EXTRACTED INFORMATION →
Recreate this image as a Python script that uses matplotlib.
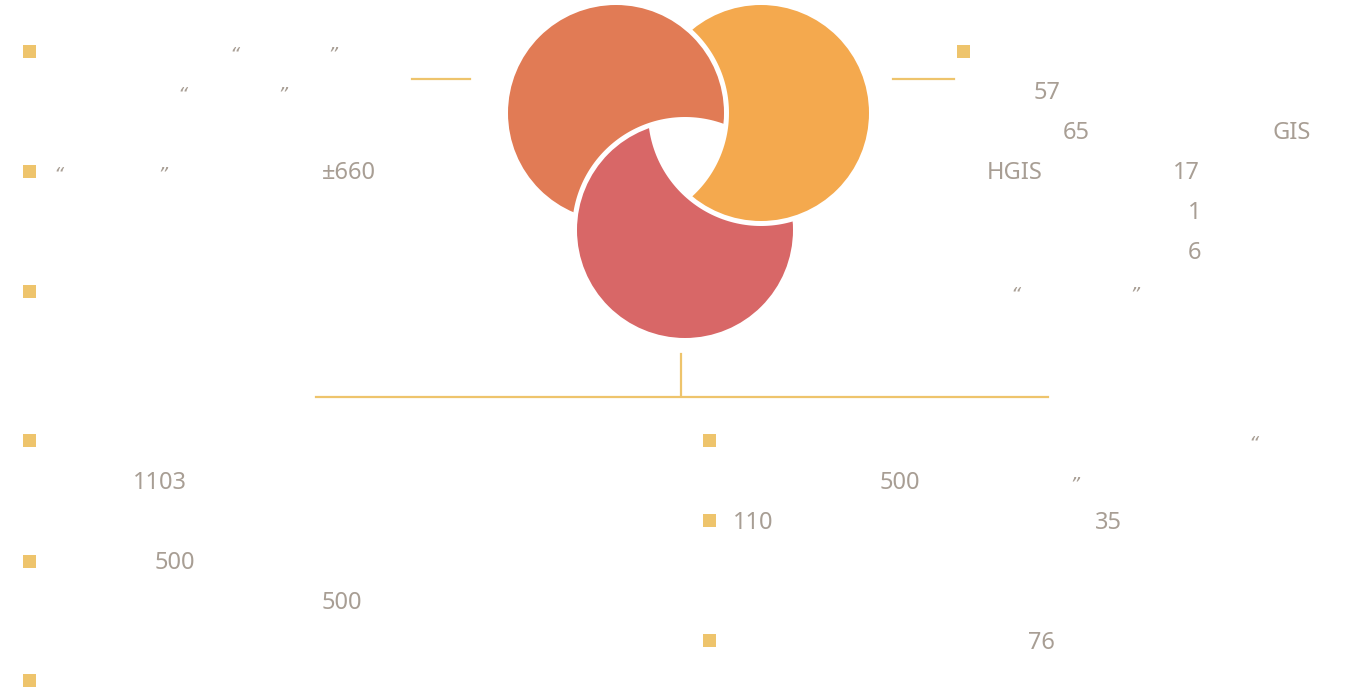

--

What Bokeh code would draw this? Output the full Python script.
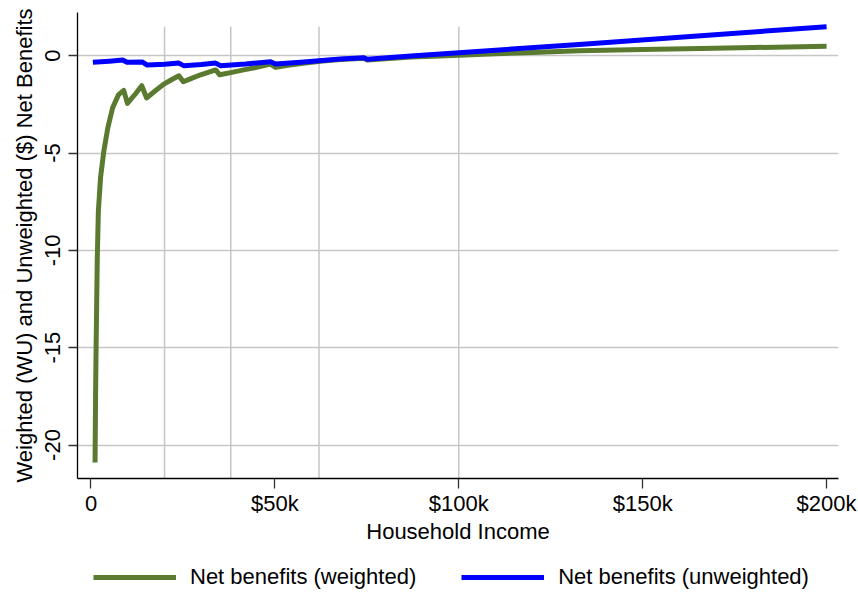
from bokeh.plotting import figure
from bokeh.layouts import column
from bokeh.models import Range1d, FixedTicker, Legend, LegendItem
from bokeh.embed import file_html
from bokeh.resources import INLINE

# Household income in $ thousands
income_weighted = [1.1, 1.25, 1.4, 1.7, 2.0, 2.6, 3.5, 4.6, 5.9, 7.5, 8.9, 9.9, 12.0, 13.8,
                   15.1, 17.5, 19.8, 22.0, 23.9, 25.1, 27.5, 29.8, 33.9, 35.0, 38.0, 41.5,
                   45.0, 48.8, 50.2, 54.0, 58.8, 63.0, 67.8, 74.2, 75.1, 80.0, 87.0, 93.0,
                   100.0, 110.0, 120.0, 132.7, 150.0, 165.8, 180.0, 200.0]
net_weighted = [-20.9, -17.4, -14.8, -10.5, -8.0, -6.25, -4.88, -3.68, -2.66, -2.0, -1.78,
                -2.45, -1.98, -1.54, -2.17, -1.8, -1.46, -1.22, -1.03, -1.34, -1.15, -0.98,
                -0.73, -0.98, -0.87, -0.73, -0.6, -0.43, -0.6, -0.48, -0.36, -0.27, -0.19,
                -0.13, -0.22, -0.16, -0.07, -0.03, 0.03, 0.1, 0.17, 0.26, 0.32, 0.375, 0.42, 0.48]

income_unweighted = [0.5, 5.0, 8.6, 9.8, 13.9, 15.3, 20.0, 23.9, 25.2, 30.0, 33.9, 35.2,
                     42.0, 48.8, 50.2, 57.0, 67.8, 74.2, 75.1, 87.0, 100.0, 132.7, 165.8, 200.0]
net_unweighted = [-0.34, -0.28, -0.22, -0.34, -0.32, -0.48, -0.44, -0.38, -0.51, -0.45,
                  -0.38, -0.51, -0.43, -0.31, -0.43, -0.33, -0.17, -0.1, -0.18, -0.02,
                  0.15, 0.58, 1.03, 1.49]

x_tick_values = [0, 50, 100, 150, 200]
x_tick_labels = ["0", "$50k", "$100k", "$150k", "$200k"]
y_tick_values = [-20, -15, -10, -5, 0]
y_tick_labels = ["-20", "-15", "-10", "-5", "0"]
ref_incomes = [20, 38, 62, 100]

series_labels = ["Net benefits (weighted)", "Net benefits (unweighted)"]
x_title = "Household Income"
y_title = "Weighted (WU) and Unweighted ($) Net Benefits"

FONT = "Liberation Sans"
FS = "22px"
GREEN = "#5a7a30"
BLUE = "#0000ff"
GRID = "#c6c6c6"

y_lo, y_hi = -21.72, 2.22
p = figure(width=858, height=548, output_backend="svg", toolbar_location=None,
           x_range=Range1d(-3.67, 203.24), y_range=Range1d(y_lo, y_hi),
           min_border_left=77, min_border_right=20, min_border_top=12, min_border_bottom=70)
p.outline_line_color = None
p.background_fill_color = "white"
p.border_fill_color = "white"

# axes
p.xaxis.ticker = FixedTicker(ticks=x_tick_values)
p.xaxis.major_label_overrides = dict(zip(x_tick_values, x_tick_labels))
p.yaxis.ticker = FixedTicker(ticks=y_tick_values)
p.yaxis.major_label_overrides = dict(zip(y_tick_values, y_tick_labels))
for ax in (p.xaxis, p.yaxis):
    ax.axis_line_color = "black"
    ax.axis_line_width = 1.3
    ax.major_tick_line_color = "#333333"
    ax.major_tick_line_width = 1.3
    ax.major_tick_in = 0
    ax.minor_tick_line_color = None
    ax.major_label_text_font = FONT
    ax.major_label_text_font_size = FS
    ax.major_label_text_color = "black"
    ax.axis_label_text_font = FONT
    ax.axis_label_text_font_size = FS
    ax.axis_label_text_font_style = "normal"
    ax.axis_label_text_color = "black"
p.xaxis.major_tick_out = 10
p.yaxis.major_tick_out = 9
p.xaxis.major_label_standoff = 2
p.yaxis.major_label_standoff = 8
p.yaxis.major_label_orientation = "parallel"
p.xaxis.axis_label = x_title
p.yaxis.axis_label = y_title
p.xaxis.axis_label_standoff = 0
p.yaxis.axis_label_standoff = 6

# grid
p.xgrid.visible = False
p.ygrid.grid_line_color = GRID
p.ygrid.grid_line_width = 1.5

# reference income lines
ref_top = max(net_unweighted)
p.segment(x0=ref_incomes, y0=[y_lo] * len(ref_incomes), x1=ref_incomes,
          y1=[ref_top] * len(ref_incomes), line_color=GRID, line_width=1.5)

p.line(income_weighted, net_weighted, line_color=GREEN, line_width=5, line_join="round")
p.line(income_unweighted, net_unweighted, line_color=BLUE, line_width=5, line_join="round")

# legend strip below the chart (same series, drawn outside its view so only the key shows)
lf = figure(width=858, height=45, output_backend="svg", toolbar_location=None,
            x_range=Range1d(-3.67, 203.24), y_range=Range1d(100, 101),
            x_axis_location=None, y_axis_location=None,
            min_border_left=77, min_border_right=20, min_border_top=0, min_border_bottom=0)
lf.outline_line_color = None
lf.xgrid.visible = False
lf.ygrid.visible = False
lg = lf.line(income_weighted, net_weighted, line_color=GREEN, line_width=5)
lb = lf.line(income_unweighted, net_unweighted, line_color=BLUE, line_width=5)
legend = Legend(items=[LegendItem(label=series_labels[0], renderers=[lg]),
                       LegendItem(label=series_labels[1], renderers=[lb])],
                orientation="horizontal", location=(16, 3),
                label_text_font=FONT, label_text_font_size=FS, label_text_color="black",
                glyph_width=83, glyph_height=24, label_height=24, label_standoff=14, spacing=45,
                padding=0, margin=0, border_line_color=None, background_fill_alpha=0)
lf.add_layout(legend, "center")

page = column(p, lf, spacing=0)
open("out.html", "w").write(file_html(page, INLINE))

STATED TASK →
Of the lines in the data, how many contain the word "this"? Provide the number and nothing further.

EXPECTED OUTPUT →
2